### GOAL
Find every line in the records below that holds the word "script", and copy each one.

### RECORDS FOR THIS EXERCISE
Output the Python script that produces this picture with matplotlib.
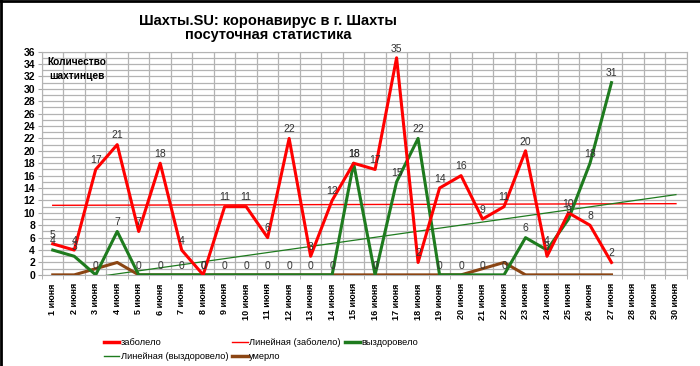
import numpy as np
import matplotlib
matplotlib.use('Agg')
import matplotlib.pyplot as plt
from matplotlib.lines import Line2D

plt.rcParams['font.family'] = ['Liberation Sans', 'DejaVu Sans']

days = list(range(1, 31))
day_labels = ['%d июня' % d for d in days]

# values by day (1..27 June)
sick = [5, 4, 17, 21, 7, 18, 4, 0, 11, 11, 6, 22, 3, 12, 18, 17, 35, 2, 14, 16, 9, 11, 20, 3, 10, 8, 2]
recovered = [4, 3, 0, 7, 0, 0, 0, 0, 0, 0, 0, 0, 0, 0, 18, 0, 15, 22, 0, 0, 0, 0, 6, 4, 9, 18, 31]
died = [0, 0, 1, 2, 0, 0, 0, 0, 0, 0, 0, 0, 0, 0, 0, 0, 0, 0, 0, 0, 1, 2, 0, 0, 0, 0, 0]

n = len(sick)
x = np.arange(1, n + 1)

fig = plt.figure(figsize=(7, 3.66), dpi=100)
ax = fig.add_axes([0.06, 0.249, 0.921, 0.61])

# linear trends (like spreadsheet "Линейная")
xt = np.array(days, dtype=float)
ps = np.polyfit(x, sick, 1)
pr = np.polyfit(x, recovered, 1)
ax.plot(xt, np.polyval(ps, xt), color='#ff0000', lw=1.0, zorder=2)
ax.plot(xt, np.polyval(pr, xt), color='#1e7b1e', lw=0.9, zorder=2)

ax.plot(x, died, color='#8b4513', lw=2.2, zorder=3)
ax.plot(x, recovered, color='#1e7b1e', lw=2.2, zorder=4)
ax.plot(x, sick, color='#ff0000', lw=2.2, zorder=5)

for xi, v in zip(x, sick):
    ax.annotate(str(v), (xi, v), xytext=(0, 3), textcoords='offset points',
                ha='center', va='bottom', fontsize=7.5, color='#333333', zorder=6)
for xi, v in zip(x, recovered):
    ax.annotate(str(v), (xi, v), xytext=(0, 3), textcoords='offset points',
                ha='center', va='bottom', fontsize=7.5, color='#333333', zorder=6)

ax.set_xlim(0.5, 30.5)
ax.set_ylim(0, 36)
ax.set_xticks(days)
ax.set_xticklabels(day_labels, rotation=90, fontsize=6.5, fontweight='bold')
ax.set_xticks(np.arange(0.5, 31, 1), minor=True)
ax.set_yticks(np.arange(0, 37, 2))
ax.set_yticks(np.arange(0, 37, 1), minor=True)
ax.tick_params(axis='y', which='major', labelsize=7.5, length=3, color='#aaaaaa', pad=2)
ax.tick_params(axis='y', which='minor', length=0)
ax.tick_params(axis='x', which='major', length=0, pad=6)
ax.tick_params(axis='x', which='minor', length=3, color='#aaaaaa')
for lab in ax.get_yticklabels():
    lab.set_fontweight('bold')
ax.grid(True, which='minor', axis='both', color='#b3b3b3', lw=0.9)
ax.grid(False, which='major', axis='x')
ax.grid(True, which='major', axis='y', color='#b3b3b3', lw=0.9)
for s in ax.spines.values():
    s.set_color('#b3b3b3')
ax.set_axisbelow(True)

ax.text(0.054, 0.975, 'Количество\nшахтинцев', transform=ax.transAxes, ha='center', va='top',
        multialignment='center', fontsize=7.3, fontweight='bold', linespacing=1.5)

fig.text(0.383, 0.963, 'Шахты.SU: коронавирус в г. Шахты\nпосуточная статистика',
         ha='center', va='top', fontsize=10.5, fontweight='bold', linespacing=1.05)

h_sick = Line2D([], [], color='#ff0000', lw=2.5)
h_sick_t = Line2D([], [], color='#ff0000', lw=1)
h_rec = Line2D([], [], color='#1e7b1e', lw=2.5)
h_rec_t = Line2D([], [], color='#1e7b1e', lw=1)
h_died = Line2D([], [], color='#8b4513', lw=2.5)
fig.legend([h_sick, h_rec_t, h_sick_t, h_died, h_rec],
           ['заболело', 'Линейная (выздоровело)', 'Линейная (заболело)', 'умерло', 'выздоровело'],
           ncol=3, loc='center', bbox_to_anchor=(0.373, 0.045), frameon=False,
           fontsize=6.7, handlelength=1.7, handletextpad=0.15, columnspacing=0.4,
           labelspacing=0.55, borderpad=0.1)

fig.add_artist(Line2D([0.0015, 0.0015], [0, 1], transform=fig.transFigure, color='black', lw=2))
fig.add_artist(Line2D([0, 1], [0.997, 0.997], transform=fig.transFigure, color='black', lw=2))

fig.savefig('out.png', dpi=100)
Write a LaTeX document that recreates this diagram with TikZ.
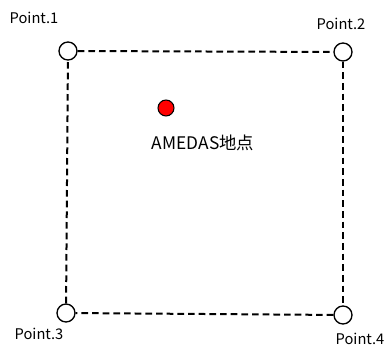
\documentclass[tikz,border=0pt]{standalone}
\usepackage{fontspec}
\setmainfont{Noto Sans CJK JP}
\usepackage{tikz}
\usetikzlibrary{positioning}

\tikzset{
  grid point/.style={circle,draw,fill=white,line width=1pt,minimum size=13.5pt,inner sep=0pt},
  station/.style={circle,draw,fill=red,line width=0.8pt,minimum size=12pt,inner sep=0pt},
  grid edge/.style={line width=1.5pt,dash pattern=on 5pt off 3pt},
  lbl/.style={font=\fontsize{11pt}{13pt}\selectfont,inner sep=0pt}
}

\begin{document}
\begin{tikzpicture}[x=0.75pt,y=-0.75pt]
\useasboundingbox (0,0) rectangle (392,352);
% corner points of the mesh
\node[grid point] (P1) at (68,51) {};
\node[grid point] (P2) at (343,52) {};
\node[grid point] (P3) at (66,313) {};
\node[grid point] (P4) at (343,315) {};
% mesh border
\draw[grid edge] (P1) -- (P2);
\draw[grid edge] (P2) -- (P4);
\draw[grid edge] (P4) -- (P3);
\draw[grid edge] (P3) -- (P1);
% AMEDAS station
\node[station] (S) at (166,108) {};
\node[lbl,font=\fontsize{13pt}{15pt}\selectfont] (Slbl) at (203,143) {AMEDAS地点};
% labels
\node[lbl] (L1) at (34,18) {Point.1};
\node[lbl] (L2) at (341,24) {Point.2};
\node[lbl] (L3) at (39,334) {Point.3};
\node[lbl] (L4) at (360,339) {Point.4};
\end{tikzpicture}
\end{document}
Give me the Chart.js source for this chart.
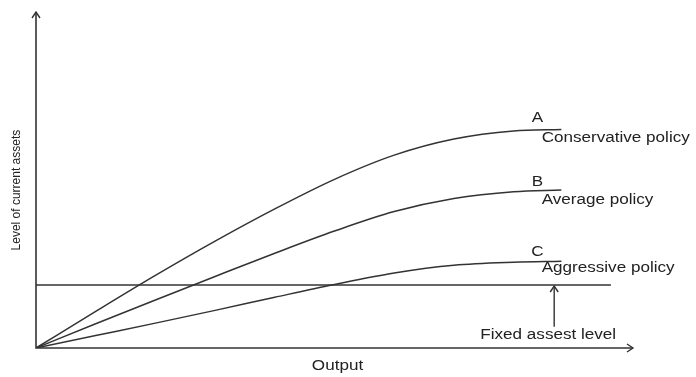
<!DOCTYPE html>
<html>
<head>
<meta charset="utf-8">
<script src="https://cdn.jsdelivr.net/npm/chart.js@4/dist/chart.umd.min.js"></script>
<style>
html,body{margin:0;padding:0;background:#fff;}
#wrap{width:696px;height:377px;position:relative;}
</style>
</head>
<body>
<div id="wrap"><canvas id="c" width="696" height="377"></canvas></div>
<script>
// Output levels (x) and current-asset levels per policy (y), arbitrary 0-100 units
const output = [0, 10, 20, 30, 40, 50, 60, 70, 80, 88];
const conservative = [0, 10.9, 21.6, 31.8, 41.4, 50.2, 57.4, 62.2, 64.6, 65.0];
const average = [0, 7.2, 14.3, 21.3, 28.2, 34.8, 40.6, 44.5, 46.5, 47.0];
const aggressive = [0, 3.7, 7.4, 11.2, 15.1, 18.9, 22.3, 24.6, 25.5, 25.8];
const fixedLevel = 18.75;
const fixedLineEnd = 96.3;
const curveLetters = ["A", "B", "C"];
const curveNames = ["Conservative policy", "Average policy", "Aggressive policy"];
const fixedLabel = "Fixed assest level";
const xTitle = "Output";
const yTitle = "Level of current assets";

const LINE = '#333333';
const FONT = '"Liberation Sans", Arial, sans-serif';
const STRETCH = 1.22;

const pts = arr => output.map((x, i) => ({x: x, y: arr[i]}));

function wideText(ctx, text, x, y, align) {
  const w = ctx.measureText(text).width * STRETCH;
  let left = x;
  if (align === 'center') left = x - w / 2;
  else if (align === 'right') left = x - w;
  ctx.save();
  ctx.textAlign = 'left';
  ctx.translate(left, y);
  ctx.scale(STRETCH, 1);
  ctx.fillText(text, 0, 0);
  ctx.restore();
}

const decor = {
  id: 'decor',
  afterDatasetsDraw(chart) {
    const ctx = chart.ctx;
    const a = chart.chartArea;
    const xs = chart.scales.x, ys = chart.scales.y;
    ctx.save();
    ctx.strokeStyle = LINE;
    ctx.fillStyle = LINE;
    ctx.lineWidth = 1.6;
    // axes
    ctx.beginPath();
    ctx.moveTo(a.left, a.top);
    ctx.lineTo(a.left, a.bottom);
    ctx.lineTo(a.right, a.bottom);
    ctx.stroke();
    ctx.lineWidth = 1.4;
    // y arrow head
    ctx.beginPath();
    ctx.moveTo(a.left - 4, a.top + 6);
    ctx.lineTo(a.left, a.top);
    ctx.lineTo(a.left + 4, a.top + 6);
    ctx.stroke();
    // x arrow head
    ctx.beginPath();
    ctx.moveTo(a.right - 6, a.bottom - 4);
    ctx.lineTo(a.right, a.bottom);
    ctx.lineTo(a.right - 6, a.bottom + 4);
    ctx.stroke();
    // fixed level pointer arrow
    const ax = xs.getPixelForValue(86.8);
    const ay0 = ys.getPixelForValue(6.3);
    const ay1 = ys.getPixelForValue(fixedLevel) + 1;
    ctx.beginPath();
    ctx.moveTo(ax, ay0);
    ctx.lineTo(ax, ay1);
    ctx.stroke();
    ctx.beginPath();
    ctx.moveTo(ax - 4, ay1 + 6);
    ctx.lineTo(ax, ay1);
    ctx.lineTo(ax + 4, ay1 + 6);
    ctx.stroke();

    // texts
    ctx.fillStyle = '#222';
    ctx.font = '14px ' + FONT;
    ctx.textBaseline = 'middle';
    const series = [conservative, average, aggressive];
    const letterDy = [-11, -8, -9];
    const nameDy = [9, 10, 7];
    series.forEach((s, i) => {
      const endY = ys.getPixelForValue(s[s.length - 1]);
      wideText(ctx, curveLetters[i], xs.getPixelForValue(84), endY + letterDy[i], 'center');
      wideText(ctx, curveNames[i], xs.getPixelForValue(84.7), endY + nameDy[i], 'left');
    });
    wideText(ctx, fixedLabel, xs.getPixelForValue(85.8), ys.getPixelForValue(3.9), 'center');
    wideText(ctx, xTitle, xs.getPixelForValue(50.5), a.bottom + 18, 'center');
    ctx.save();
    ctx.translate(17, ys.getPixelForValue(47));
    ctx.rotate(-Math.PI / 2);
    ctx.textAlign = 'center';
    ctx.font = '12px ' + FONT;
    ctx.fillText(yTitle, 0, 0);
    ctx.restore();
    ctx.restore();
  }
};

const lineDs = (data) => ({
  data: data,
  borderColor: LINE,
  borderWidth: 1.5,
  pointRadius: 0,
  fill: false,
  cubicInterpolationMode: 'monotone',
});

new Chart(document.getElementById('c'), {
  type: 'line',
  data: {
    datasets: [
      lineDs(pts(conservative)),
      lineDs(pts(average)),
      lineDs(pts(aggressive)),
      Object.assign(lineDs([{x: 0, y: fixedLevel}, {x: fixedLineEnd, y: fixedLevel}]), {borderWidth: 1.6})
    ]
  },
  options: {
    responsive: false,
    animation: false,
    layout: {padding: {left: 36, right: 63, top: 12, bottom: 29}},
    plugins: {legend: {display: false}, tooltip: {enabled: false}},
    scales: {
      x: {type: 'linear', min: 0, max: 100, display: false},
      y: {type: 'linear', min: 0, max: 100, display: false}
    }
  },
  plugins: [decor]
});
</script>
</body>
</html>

### CORRECT RESULT
Output the Python script that produces this picture with matplotlib.
<script src="https://cdn.jsdelivr.net/npm/chart.js@4/dist/chart.umd.min.js"></script>
<script>
</script>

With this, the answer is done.